As per Eisai v NICE  EWCA Civ 438, there was a need if the consultation was to be fair to provide enough information to the consultees to enable them to test the robustness or reliability of the model behind what was being presented.
He accepted that what needs to be consulted about should very much a matter for the judgment of the body carrying it out, the courts will accord it a very broad discretion: Devon County Council v Secretary of State for Communities and Local Government  EWHC 1456 (Admin).
In my judgment, however, there was a gaping hole in the GDC annual retention fee consultation. That was the lack of any explanation as to the assumption that an increase in complaints would translate into such a substantially increased number of fitness to practise hearings requiring an extra £18million funding.
He therefore accepted the BDA’s submission that it was difficult to see how consultees could express an intelligent view on the proposed increases in the annual retention fee unless they had some idea of the information underpinning the very substantial projected increase in fitness to hearings. None of the key information as regards closure rates and fitness to practise trend information was disclosed as part of the consultation.
Whilst it was not for the court to pore over consultation documents and find unfairness because of occasional or less important gaps in information,
In this case, however, the gap was fundamental to the whole edifice.
So the consultation was not transparent and was thus unlawful. It did not explain the position in clear and accessible terms, enabling consultees to provide intelligent and informed responses.
The BDA sought to persuade the GDC to re-consult given the greater information it provided during September 2014 on continuing complaint levels, and the commissioning by the GDC of a KPMG report. THe GDC refused, and the BDA claimed unfairness in this regard as well.
The judge rejected this claim.
He identified the test for re-consultation by reference to R (o.t.a Elphinstone) v Westminster City Council  EWHC 1287 (Admin), where a later change in the proposal had to be “fundamental”, and if so .the consultation was flawed. Kenneth Parker J said this:
“ Given the context, and the underlying principle of fairness that governs the caselaw on consultation, it seems to me that a fundamental change is a change of such a kind that it would be conspicuously unfair for the decision-maker to proceed without having given consultees a further opportunity to make representations about the proposal as so changed.”
On the facts, there was not a fundamental change, which meant it was conspicuously unfair not to re-consult. The change lessened the increase (from the originally proposed £945 to £890), to the dentists’ benefit. It was not unfair to proceed without re-consulting on the lower levels of increase put before the Council of the GDC for decision on that date. The KPMG report did not reflect any fundamental change.

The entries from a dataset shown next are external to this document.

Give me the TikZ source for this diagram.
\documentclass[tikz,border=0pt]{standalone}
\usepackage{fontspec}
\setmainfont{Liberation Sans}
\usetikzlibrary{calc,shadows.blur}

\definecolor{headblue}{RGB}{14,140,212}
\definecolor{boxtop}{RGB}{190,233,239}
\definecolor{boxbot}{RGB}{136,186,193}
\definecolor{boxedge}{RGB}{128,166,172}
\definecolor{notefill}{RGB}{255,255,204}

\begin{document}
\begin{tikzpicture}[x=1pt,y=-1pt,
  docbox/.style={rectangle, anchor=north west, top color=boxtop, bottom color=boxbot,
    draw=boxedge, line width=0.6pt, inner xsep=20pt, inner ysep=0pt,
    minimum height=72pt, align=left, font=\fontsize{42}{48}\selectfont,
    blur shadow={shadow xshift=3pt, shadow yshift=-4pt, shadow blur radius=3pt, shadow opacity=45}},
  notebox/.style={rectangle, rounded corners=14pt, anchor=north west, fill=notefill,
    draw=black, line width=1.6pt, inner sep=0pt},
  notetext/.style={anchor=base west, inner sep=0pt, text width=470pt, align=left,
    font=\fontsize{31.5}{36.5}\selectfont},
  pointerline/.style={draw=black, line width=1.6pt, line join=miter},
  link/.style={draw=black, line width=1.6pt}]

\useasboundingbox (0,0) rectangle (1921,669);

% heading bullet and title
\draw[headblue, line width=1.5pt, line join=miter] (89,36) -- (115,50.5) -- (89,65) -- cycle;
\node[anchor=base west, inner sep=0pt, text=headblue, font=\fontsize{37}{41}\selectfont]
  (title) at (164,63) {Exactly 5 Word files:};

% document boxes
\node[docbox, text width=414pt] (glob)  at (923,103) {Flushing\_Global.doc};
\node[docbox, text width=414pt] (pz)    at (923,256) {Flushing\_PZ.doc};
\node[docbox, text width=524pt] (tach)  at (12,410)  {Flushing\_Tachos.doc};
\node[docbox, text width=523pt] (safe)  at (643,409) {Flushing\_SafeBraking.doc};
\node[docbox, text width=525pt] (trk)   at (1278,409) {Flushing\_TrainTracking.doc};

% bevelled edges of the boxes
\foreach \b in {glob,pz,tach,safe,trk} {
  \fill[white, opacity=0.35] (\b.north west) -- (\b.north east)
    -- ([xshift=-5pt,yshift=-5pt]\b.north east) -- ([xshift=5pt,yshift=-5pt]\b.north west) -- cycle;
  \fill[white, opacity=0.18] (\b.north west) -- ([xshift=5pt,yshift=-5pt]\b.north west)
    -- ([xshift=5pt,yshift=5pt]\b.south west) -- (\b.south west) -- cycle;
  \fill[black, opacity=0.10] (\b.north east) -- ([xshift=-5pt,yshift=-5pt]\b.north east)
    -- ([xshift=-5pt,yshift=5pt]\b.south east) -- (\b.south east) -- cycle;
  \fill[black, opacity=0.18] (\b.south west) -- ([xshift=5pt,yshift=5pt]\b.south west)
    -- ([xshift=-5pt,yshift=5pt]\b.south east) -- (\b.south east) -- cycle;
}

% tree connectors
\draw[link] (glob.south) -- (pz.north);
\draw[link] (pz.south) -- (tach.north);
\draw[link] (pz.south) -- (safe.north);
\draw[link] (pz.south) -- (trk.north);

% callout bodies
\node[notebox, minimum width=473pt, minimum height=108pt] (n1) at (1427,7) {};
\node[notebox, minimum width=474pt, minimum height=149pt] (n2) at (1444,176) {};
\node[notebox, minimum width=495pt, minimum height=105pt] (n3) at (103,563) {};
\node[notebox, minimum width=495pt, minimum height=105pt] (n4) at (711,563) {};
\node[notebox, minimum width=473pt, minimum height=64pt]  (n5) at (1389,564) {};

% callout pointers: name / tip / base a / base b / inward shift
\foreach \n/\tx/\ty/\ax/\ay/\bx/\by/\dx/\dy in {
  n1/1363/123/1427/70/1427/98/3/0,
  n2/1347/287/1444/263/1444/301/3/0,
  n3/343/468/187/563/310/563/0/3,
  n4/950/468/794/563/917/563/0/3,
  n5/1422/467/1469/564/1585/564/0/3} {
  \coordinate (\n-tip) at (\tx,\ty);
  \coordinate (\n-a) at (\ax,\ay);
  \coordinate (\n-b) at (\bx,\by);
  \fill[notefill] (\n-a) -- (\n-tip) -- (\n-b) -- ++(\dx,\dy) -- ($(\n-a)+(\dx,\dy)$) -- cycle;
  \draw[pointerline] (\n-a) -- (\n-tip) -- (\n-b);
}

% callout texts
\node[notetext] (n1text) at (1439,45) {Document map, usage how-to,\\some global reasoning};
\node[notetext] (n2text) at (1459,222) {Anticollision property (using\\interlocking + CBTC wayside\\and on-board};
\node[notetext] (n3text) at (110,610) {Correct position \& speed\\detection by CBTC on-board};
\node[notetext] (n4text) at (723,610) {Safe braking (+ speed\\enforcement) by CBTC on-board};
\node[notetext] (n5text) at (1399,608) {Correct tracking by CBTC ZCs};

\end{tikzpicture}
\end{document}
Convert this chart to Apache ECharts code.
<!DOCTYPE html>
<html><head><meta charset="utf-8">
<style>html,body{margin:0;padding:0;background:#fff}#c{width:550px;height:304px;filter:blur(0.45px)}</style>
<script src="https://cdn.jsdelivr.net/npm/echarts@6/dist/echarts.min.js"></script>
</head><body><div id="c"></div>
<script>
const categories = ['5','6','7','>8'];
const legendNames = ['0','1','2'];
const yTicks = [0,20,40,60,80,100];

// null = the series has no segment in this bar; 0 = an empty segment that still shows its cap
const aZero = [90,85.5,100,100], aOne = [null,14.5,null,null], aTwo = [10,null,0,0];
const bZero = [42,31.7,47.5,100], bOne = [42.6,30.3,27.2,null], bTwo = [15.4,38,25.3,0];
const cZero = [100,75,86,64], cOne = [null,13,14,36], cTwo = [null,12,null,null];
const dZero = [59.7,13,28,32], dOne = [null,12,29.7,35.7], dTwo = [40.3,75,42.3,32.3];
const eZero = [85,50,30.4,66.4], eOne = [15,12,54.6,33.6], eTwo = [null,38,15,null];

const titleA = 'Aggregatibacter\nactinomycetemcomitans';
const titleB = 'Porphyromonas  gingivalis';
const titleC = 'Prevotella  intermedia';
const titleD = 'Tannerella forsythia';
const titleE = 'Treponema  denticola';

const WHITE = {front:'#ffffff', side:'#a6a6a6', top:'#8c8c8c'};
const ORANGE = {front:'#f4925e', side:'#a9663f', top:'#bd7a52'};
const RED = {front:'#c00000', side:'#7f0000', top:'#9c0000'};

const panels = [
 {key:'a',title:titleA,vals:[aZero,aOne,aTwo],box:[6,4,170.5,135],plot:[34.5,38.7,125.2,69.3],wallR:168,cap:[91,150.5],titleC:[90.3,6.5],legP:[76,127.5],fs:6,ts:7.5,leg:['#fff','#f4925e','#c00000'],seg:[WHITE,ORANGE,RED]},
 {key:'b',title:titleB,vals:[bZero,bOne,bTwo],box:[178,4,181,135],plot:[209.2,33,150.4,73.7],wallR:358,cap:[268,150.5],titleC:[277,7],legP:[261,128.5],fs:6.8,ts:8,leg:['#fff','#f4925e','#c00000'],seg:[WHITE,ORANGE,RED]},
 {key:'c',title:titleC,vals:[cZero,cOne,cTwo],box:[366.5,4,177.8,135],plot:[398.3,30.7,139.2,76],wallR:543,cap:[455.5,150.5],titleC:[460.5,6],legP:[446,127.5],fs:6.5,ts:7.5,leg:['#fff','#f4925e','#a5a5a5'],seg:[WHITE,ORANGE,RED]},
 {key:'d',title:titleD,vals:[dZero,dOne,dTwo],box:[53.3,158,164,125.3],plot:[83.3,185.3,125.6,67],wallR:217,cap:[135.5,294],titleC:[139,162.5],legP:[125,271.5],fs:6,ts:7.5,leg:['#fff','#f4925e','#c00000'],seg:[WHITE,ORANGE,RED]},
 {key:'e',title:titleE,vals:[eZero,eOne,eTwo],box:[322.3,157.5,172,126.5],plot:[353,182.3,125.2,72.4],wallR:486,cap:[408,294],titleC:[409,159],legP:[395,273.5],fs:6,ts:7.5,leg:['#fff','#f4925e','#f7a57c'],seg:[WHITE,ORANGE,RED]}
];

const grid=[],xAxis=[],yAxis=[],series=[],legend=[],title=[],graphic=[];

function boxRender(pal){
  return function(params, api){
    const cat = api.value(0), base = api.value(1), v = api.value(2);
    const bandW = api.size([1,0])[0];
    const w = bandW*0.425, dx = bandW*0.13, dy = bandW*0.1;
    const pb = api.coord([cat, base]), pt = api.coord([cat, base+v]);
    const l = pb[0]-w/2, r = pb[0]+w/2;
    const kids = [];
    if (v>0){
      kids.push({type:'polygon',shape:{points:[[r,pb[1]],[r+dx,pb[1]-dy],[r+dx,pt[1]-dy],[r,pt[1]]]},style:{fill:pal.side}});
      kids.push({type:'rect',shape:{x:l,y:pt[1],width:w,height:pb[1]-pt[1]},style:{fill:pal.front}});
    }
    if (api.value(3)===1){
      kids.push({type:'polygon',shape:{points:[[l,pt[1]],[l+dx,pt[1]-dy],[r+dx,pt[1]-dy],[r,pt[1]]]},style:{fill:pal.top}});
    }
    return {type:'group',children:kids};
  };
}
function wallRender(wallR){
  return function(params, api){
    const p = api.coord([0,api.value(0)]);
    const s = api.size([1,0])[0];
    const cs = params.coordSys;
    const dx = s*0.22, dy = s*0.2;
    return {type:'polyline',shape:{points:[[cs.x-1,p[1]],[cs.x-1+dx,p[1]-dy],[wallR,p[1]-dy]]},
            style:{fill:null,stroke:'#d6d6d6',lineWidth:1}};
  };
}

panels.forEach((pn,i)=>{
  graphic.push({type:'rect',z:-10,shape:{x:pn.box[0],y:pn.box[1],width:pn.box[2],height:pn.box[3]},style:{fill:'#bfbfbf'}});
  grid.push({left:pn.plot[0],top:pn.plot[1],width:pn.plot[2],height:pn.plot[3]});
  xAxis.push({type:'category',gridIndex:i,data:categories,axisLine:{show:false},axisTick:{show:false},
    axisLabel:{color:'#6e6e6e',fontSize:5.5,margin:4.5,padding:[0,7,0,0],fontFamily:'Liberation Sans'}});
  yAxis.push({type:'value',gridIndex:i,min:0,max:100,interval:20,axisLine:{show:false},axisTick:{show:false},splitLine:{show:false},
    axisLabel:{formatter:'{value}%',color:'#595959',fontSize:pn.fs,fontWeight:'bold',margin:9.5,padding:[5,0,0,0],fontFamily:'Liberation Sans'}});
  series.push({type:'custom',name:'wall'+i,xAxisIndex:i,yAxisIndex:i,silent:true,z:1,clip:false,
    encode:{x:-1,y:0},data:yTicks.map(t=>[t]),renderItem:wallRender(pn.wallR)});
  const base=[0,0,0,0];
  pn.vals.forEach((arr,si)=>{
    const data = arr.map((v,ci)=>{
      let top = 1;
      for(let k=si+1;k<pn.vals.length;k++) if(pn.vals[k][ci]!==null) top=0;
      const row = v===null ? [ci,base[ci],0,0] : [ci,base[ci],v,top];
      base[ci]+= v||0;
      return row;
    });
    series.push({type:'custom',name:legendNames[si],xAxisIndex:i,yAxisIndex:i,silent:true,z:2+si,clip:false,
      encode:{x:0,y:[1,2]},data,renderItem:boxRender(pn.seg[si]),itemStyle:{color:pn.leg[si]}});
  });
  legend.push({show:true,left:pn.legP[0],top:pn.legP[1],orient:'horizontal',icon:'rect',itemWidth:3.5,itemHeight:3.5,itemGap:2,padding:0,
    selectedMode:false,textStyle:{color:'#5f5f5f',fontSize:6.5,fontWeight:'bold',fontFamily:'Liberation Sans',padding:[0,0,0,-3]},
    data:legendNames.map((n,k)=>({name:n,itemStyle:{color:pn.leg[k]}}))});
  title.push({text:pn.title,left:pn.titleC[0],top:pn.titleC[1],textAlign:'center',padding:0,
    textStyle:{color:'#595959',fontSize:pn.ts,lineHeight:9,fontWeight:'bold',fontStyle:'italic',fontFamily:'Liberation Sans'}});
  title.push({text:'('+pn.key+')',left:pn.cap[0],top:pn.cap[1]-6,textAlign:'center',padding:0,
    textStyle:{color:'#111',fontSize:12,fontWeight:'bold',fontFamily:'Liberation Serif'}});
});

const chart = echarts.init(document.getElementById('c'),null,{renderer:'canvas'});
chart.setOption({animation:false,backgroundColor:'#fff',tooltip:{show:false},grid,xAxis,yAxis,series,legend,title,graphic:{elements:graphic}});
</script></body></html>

The judge concluded that the annual retention fee consultation was unlawful. He invited submission on whether further relief was required, though in the event no further relief was in fact granted. In an extempore ruling (so no transcript yet), the judge applied R. (on the application of Edwards) v Environment Agency (No.2). Even though the claimant had won on a failure to consult, it would not follow that there should be a quashing order. This was not just a pyrrhic victory for the association, as they had won conclusively, but the council acted in the public interest and it had to be able to do its job. Hence he ruled that the consultation and Regulations about fees would not be quashed, even though dentists would have to pay the new fees.
A helpful indication of how a successful consultation argument can be run. Note the wariness of the judge to find a general common law duty to consult, in the light of his concurrent finding of a specific promise of transparency in future dealings which was not then fulfilled. But also note the refusal to give effective relief.